● What to do:
The listing below begins with the first line you should copy; stop after the line containing "const yTicks = [0, 0.2, 0.4, 0.6, 0.8, 1];", and drop every picture.

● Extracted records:
————

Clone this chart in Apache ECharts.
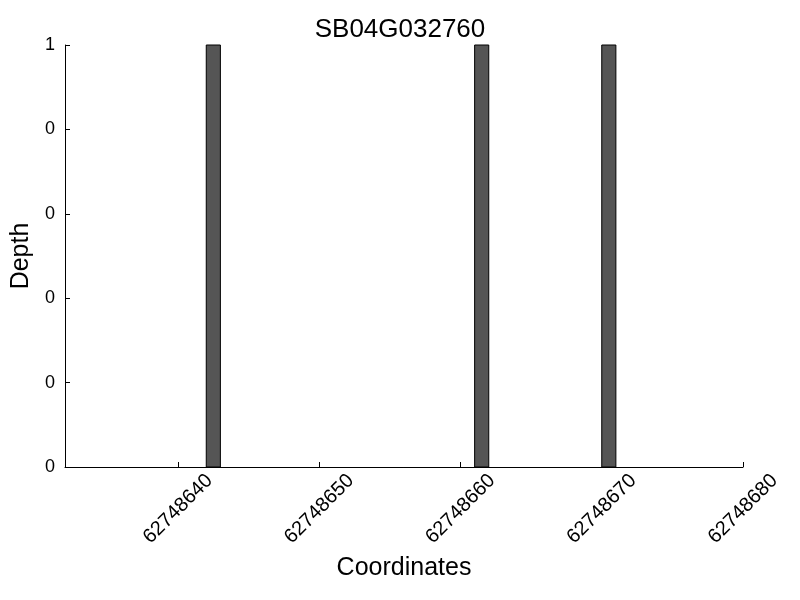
<!DOCTYPE html>
<html><head><meta charset="utf-8">
<script src="https://cdn.jsdelivr.net/npm/echarts@6/dist/echarts.min.js"></script>
<style>html,body{margin:0;padding:0;background:#fff}#c{width:800px;height:600px}</style>
</head><body><div id="c"></div>
<script>
const title = "SB04G032760";
const binStarts = [62748642, 62748661, 62748670];
const binEnds = [62748643, 62748662, 62748671];
const depths = [1, 1, 1];
const xTicks = [62748640, 62748650, 62748660, 62748670, 62748680];
const yTicks = [0, 0.2, 0.4, 0.6, 0.8, 1];

const data = binStarts.map((s, i) => [s, binEnds[i], depths[i]]);
const FONT = "Liberation Sans";
const chart = echarts.init(document.getElementById('c'), null, {renderer: 'canvas'});
chart.setOption({
  animation: false,
  backgroundColor: '#fff',
  title: {text: title, left: 'center', top: 12, textStyle: {fontFamily: FONT, fontSize: 26, fontWeight: 'normal', color: '#000'}},
  grid: {left: 65, right: 57, top: 45, bottom: 133, outerBoundsMode: 'none', containLabel: false},
  xAxis: {
    type: 'value', min: 62748632, max: 62748680,
    name: 'Coordinates', nameLocation: 'middle', nameGap: 89,
    nameTextStyle: {fontFamily: FONT, fontSize: 25, color: '#000'},
    axisLine: {show: true, lineStyle: {color: '#000', width: 1}},
    axisTick: {show: true, inside: true, length: 5, customValues: xTicks, lineStyle: {color: '#000'}},
    axisLabel: {customValues: xTicks, rotate: 45, align: 'center', verticalAlign: 'middle', margin: 42,
      fontFamily: FONT, fontSize: 20, color: '#000', formatter: v => String(v)},
    splitLine: {show: false}
  },
  yAxis: {
    type: 'value', min: 0, max: 1, interval: 0.2,
    name: 'Depth', nameLocation: 'middle', nameGap: 29,
    nameTextStyle: {fontFamily: FONT, fontSize: 25, color: '#000'},
    axisLine: {show: true, lineStyle: {color: '#000', width: 1}},
    axisTick: {show: true, inside: true, length: 5, customValues: yTicks, lineStyle: {color: '#000'}},
    axisLabel: {customValues: yTicks, fontFamily: FONT, fontSize: 18, color: '#000', margin: 10,
      formatter: v => String(Math.floor(v + 1e-9))},
    splitLine: {show: false}
  },
  series: [{
    type: 'custom',
    data: data,
    encode: {x: [0, 1], y: 2},
    renderItem: function (params, api) {
      const p0 = api.coord([api.value(0), api.value(2)]);
      const p1 = api.coord([api.value(1), 0]);
      return {
        type: 'rect',
        shape: {x: p0[0], y: p0[1], width: p1[0] - p0[0], height: p1[1] - p0[1]},
        style: {fill: '#555555', stroke: '#000', lineWidth: 1}
      };
    }
  }]
});
</script></body></html>
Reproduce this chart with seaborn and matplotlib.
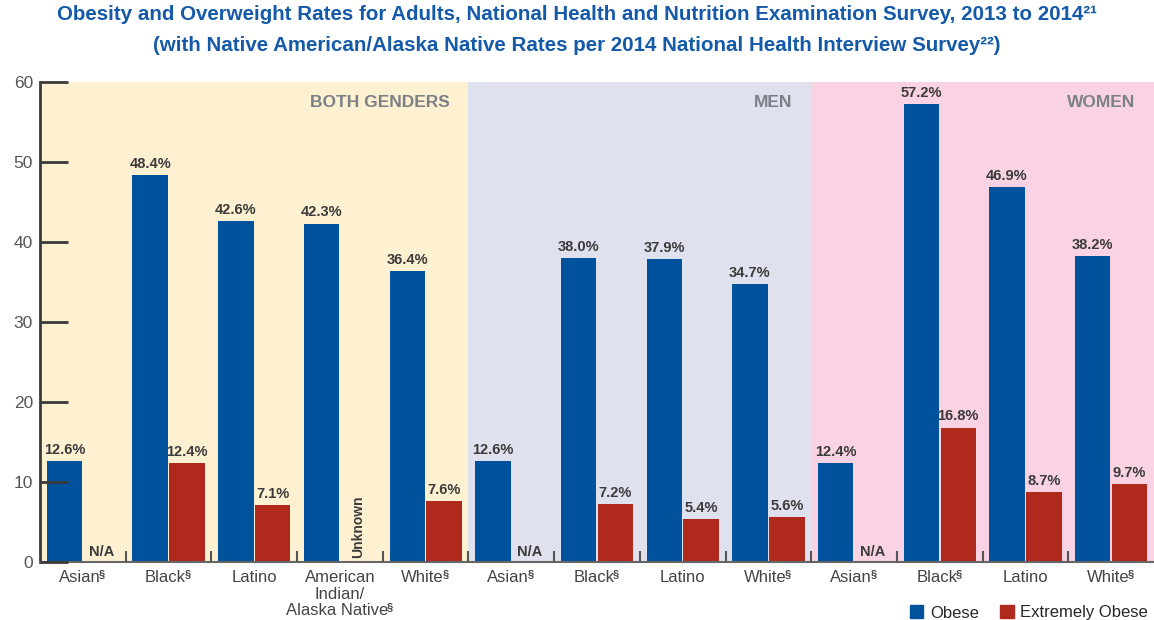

————

● The reply:
Clone this chart in Apache ECharts.
<!DOCTYPE html>
<html><head><meta charset="utf-8">
<script src="https://cdn.jsdelivr.net/npm/echarts@6/dist/echarts.min.js"></script>
<style>html,body{margin:0;padding:0;background:#fff}#c{width:800px;height:600px}</style>
</head><body><div id="c"></div>
<script>
const title = "SB04G032760";
const binStarts = [62748642, 62748661, 62748670];
const binEnds = [62748643, 62748662, 62748671];
const depths = [1, 1, 1];
const xTicks = [62748640, 62748650, 62748660, 62748670, 62748680];
const yTicks = [0, 0.2, 0.4, 0.6, 0.8, 1];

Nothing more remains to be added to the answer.